What Players Are Really Judging

Gamers are not purely anti-price increase. They are anti-bad deal. A $100 edition can feel reasonable if it includes a complete expansion pass, meaningful story content, future characters, and a studio with a history of delivering. A $70 game can feel insulting if it launches broken, sells premium currency on day one, and asks for patience while basic features get patched in later. That is the real standard now: trust.

Players judge price through the lens of performance, content, stability, monetization, server quality, communication, and respect. A premium price magnifies every flaw. If a game launches at $80 or sells a $130 edition, players expect polish.

They expect the servers to work. They expect the PC port not to melt. They expect the competitive systems to be ready. They expect monetization to stay in its lane. When those expectations are not met, the backlash is stronger because players feel like they were charged premium money for beta energy.

The Future: Flexible Pricing, Not One Price

The next few years will probably not produce one clean answer. We are unlikely to see every AAA game become $80 overnight. Instead, the market will become more layered.
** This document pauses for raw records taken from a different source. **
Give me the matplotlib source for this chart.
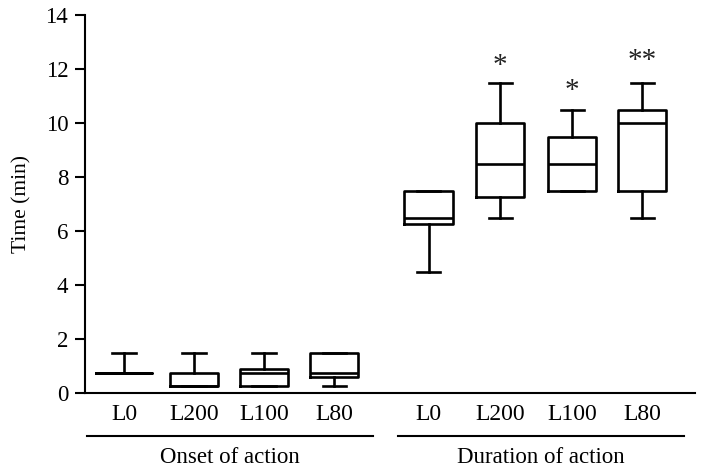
import numpy as np
import matplotlib.pyplot as plt
import matplotlib.transforms as mtransforms

plt.rcParams['font.family'] = ['Liberation Serif', 'DejaVu Serif']

# box statistics (min, q1, median, q3, max)
etiquetas = ['L0', 'L200', 'L100', 'L80', 'L0', 'L200', 'L100', 'L80']
minimos = [0.75, 0.25, 0.25, 0.25, 4.5, 6.5, 7.5, 6.5]
q1 = [0.75, 0.25, 0.25, 0.6, 6.25, 7.25, 7.5, 7.5]
medianas = [0.75, 0.25, 0.75, 0.75, 6.5, 8.5, 8.5, 10.0]
q3 = [0.75, 0.75, 0.9, 1.5, 7.5, 10.0, 9.5, 10.5]
maximos = [1.5, 1.5, 1.5, 1.5, 7.5, 11.5, 10.5, 11.5]
posiciones = [1, 2, 3, 4, 5.35, 6.37, 7.4, 8.4]
grupos = ['Onset of action', 'Duration of action']
marcas = {6.37: ('*', 12.1), 7.4: ('*', 11.2), 8.4: ('**', 12.3)}

fig = plt.figure(figsize=(7.08, 4.69), dpi=100)
ax = fig.add_axes([0.12, 0.162, 0.862, 0.806])

stats = []
for i in range(len(etiquetas)):
    stats.append({'whislo': minimos[i], 'q1': q1[i], 'med': medianas[i],
                  'q3': q3[i], 'whishi': maximos[i], 'fliers': []})

anchos = [0.8] + [0.69] * 7
lw = 1.9
ax.bxp(stats, positions=posiciones, widths=anchos, showfliers=False,
       boxprops=dict(color='black', linewidth=lw),
       medianprops=dict(color='black', linewidth=lw),
       whiskerprops=dict(color='black', linewidth=lw),
       capprops=dict(color='black', linewidth=lw),
       capwidths=0.33, manage_ticks=False)

# asterisks
for x, (txt, y) in marcas.items():
    ax.text(x, y, txt, ha='center', va='center', fontsize=21, color='#222222')

ax.set_xlim(0.443, 9.157)
ax.set_ylim(0, 14)
ax.set_yticks(np.arange(0, 15, 2))
ax.set_xticks(posiciones)
ax.set_xticklabels(etiquetas)
ax.tick_params(axis='x', length=0, pad=8, labelsize=17)
ax.tick_params(axis='y', length=7, width=1.5, pad=5, labelsize=16.5)
ax.set_ylabel('Time (min)', fontsize=15.5, labelpad=10)

for s in ['top', 'right']:
    ax.spines[s].set_visible(False)
ax.spines['left'].set_linewidth(1.5)
ax.spines['bottom'].set_linewidth(1.5)

# group underlines and names
trans = mtransforms.blended_transform_factory(ax.transData, ax.transAxes)
lineas = [(0.47, 4.56), (4.91, 9.0)]
for (x0, x1), nombre in zip(lineas, grupos):
    ax.plot([x0, x1], [-0.114, -0.114], color='black', linewidth=1.5,
            transform=trans, clip_on=False)
    ax.text((x0 + x1) / 2, -0.17, nombre, ha='center', va='center',
            fontsize=16.5, transform=trans)

fig.savefig('out.png', dpi=100)
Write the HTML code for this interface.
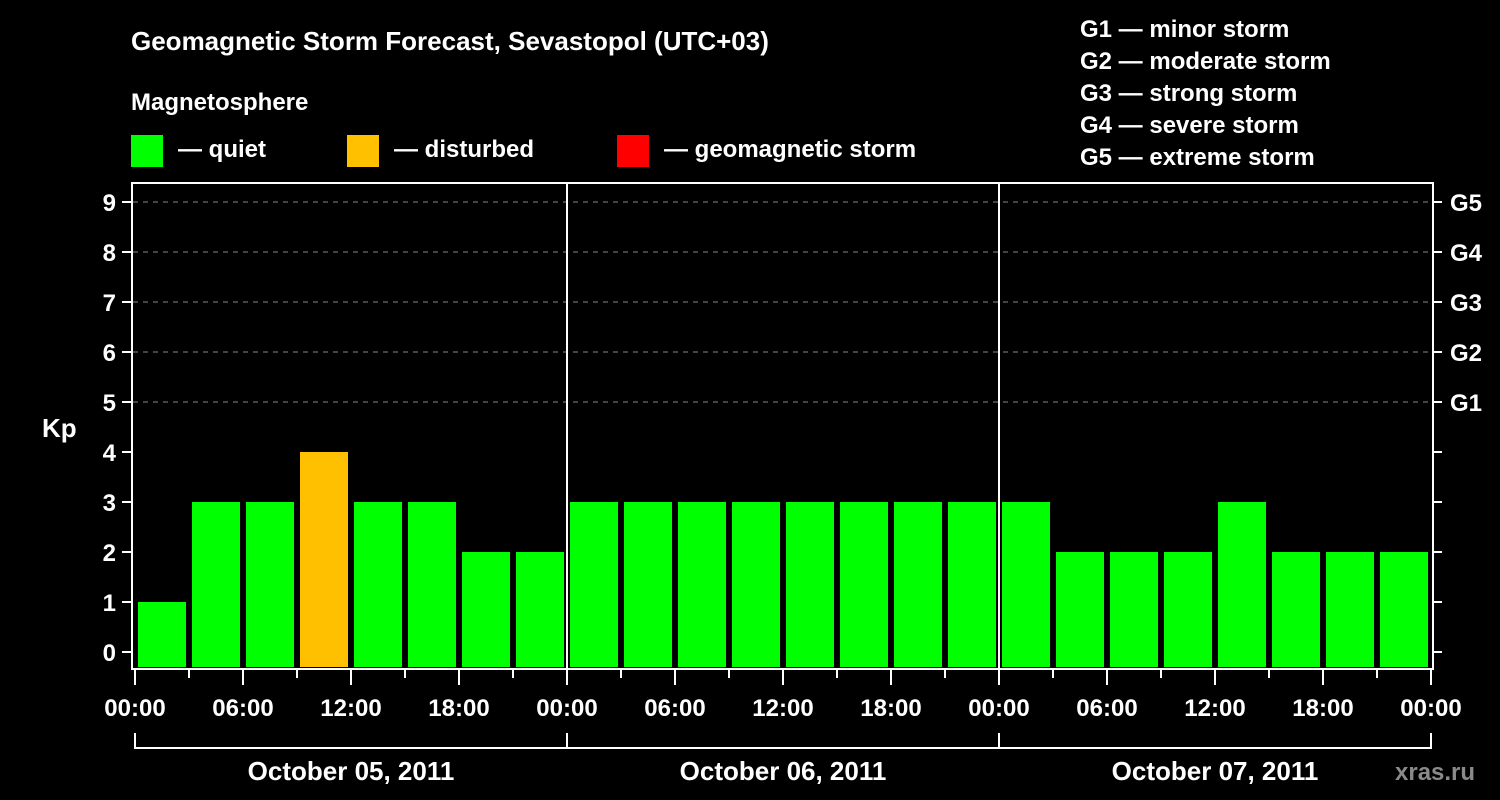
<!DOCTYPE html>
<html><head><meta charset="utf-8"><style>
body{margin:0;background:#000;width:1500px;height:800px;overflow:hidden}
svg{display:block}
text{font-family:"Liberation Sans",Arial,sans-serif;font-weight:bold;fill:#fff}
</style></head><body>
<svg id="c" width="1500" height="800">
<text x="131" y="50" font-size="26">Geomagnetic Storm Forecast, Sevastopol (UTC+03)</text>
<text x="131" y="110" font-size="24">Magnetosphere</text>
<rect x="131" y="135" width="32" height="32" fill="#00ff00"/>
<text x="178" y="157" font-size="24">— quiet</text>
<rect x="347" y="135" width="32" height="32" fill="#ffc000"/>
<text x="394" y="157" font-size="24">— disturbed</text>
<rect x="617" y="135" width="32" height="32" fill="#ff0000"/>
<text x="664" y="157" font-size="24">— geomagnetic storm</text>
<g font-size="24">
<text x="1080" y="37">G1 — minor storm</text>
<text x="1080" y="69">G2 — moderate storm</text>
<text x="1080" y="101">G3 — strong storm</text>
<text x="1080" y="133">G4 — severe storm</text>
<text x="1080" y="165">G5 — extreme storm</text>
</g>
<text x="42" y="437" font-size="26">Kp</text>
<text x="1395" y="780" font-size="24" fill="#888" style="fill:#8a8a8a">xras.ru</text>
</svg>
<script>
const kpValues=[1,3,3,4,3,3,2,2,3,3,3,3,3,3,3,3,3,2,2,2,3,2,2,2];
const kpTicks=[0,1,2,3,4,5,6,7,8,9];
const gLabels=["G1","G2","G3","G4","G5"];
const gLevels=[5,6,7,8,9];
const hourLabels=["00:00","06:00","12:00","18:00"];
const dayLabels=["October 05, 2011","October 06, 2011","October 07, 2011"];
const NS="http://www.w3.org/2000/svg";
const svg=document.getElementById('c');
const X0=135,X1=1431,TOTAL=72;
const x=h=>X0+(X1-X0)*h/TOTAL;
const y=v=>652-50*v;
function mk(t,a,p){const e=document.createElementNS(NS,t);for(const k in a)e.setAttribute(k,a[k]);(p||svg).appendChild(e);return e;}
// grid
kpTicks.forEach(v=>{
  if(v>=5){const g=mk('line',{x1:133,x2:1431,y1:y(v),y2:y(v),stroke:'#888','stroke-dasharray':'5,5','stroke-width':1});
  
  }
  const t=mk('line',{x1:122,x2:132,y1:y(v),y2:y(v),stroke:'#fff','stroke-width':2});
  
  
  const r=mk('line',{x1:1433,x2:1442,y1:y(v),y2:y(v),stroke:'#fff','stroke-width':2});
  
  
  const l=mk('text',{x:116,y:y(v)+9,'font-size':24,'text-anchor':'end'});l.textContent=v;
  
  
});
gLabels.forEach((g,i)=>{const l=mk('text',{x:1450,y:y(gLevels[i])+9,'font-size':24});l.textContent=g;
  
  });
// bars
kpValues.forEach((v,i)=>{
  const col=v>=5?'#ff0000':(v>=4?'#ffc000':'#00ff00');
  const b=mk('rect',{x:x(i*3)+3,y:y(v),width:x(3)-x(0)-6,height:667-y(v),fill:col});
  
  
});
// frame
const f=mk('rect',{x:132,y:183,width:1301,height:486,fill:'none',stroke:'#fff','stroke-width':2});


[24,48].forEach(h=>{const d=mk('line',{x1:x(h),x2:x(h),y1:183,y2:669,stroke:'#fff','stroke-width':2});
  
  });
// x ticks
for(let h=0;h<=TOTAL;h+=3){
  const major=h%6===0;
  const t=mk('line',{x1:x(h),x2:x(h),y1:669,y2:major?685:678,stroke:'#fff','stroke-width':2});
  
  
  if(major){const l=mk('text',{x:x(h),y:716,'font-size':24,'text-anchor':'middle'});
    l.textContent=hourLabels[(h/6)%4];
    
    }
}
// day brackets
const br=mk('line',{x1:x(0),x2:x(72),y1:748,y2:748,stroke:'#fff','stroke-width':2});


[0,24,48,72].forEach(h=>{const v=mk('line',{x1:x(h),x2:x(h),y1:733,y2:749,stroke:'#fff','stroke-width':2});
  
  });
dayLabels.forEach((d,i)=>{const l=mk('text',{x:x(i*24+12),y:780,'font-size':26,'text-anchor':'middle'});l.textContent=d;
  
  });
</script>
</body></html>
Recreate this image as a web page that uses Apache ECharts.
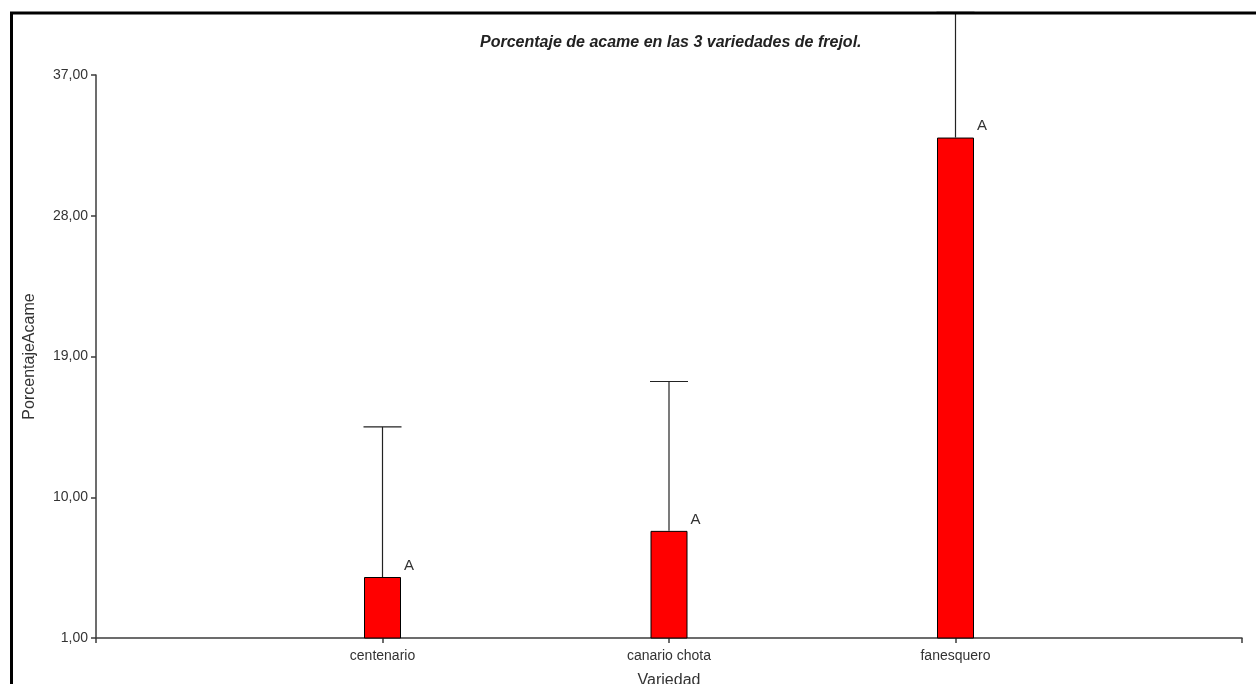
<!DOCTYPE html>
<html><head><meta charset="utf-8">
<script src="https://cdn.jsdelivr.net/npm/echarts@6/dist/echarts.min.js"></script>
<style>html,body{margin:0;padding:0;background:#fff}#c{width:1256px;height:684px}</style>
</head><body><div id="c"></div>
<script>
const categories = ['centenario', 'canario chota', 'fanesquero'];
const means = [4.9, 7.85, 33.0];
const errorUpper = [14.5, 17.4, 41.0];
const letters = ['A', 'A', 'A'];
const yTicks = { min: 1, max: 37, interval: 9 };

// padded category list so the three varieties sit at 1/4, 2/4, 3/4 of the axis
const axisCats = [''].concat(categories, ['']);
const barData = [null].concat(means, [null]);
const errData = categories.map((c, i) => [i + 1, means[i], errorUpper[i]]);

const chart = echarts.init(document.getElementById('c'));
const fontFam = '"Liberation Sans", Arial, sans-serif';
chart.setOption({
  animation: false,
  backgroundColor: '#fff',
  title: {
    text: 'Porcentaje de acame en las 3 variedades de frejol.',
    left: 475, top: 30,
    textStyle: { fontFamily: fontFam, fontSize: 16, fontWeight: 'bold', fontStyle: 'italic', color: '#222' }
  },
  grid: { left: 96, right: 14, top: 75, bottom: 46, containLabel: false, outerBoundsMode: 'none' },
  xAxis: {
    type: 'category', data: axisCats, boundaryGap: false,
    name: 'Variedad', nameLocation: 'middle', nameGap: 35,
    nameTextStyle: { fontFamily: fontFam, fontSize: 16, color: '#333' },
    axisLine: { lineStyle: { color: '#3c3c3c', width: 1.5 } },
    axisTick: { show: true, length: 5, lineStyle: { color: '#3c3c3c', width: 1.5 } },
    axisLabel: { fontFamily: fontFam, fontSize: 14, color: '#333', margin: 11, interval: 0 },
    splitLine: { show: false }
  },
  yAxis: {
    type: 'value', min: yTicks.min, max: yTicks.max, interval: yTicks.interval,
    name: 'PorcentajeAcame', nameLocation: 'middle', nameGap: 58, nameRotate: 90,
    nameTextStyle: { fontFamily: fontFam, fontSize: 16, color: '#333' },
    axisLine: { show: true, lineStyle: { color: '#3c3c3c', width: 1.5 } },
    axisTick: { show: true, length: 5, lineStyle: { color: '#3c3c3c', width: 1.5 } },
    axisLabel: { fontFamily: fontFam, fontSize: 14, color: '#333', margin: 8,
      formatter: v => v.toFixed(2).replace('.', ',') },
    splitLine: { show: false }
  },
  series: [
    {
      type: 'bar', data: barData, barWidth: 37, z: 2,
      itemStyle: { color: '#ff0000', borderColor: '#000', borderWidth: 1 },
      label: {
        show: true, position: [40, -19],
        formatter: p => letters[p.dataIndex - 1] || '',
        fontFamily: fontFam, fontSize: 15, color: '#333'
      }
    },
    {
      type: 'custom', clip: false, z: 3,
      data: errData,
      renderItem: (params, api) => {
        const x = api.value(0);
        const top = api.coord([x, api.value(1)]);
        const hi = api.coord([x, api.value(2)]);
        const half = 19;
        const st = { stroke: '#222', lineWidth: 1.2 };
        return { type: 'group', children: [
          { type: 'line', shape: { x1: top[0], y1: top[1], x2: hi[0], y2: hi[1] }, style: st },
          { type: 'line', shape: { x1: hi[0] - half, y1: hi[1], x2: hi[0] + half, y2: hi[1] }, style: st }
        ]};
      }
    }
  ],
  graphic: [
    { type: 'polyline', z: 100, shape: { points: [[11.5, 684], [11.5, 13], [1256, 13]] },
      style: { stroke: '#000', lineWidth: 3, fill: null } }
  ]
});
</script></body></html>
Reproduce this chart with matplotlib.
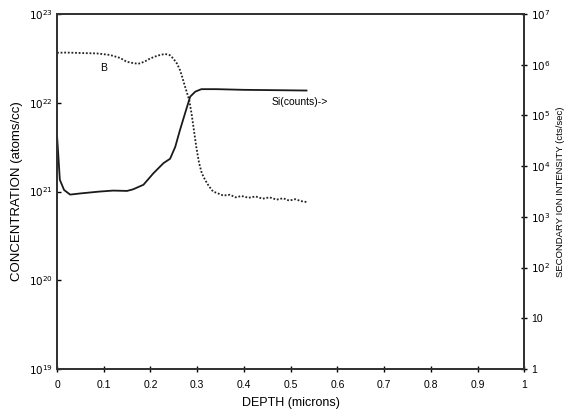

The safest prediction is that major platform holders and top-tier franchises will continue testing $79.99 for select releases. Standard AAA pricing will mostly hover around $69.99, but premium editions will keep stretching upward. AA games will lean into $39.99 to $59.99 pricing, with deluxe tiers used to capture extra revenue from the most committed fans. Subscription services will complicate the picture further by making the “real” price of access feel different from the store price.

For multiplayer communities, the best models will be the ones that keep competition unified. Charge more for art books, cosmetics, expansions, soundtrack bundles, campaign content, and long-term DLC. Be careful with early access. Be very careful with gameplay advantages. Keep maps and core competitive modes available to everyone whenever possible. That is the line between smart tiered pricing and self-inflicted community damage.

Final Take: The Price Tag Is Becoming a Ladder

The return of tiered pricing is not just about publishers getting greedy, although players are right to question where the money goes. It is also about an industry trying to survive ballooning budgets, longer development cycles, rising platform expectations, and a player base that no longer buys games in one predictable way.

But there is a warning here. A tiered model only works when each tier feels honest. Standard buyers should feel respected. Deluxe buyers should feel rewarded, not manipulated. Competitive players should never feel that the ladder was tilted before they even logged in.

For a legacy multiplayer community, that is the part worth watching. The future of game pricing will not be decided only in boardrooms or storefronts. It will be decided in lobbies, Discord replacements, clan forums, ranked queues, and player communities that either accept the value or reject the model. The industry can bring back tiered pricing. The question is whether it can do it without breaking the trust that keeps players in the fight.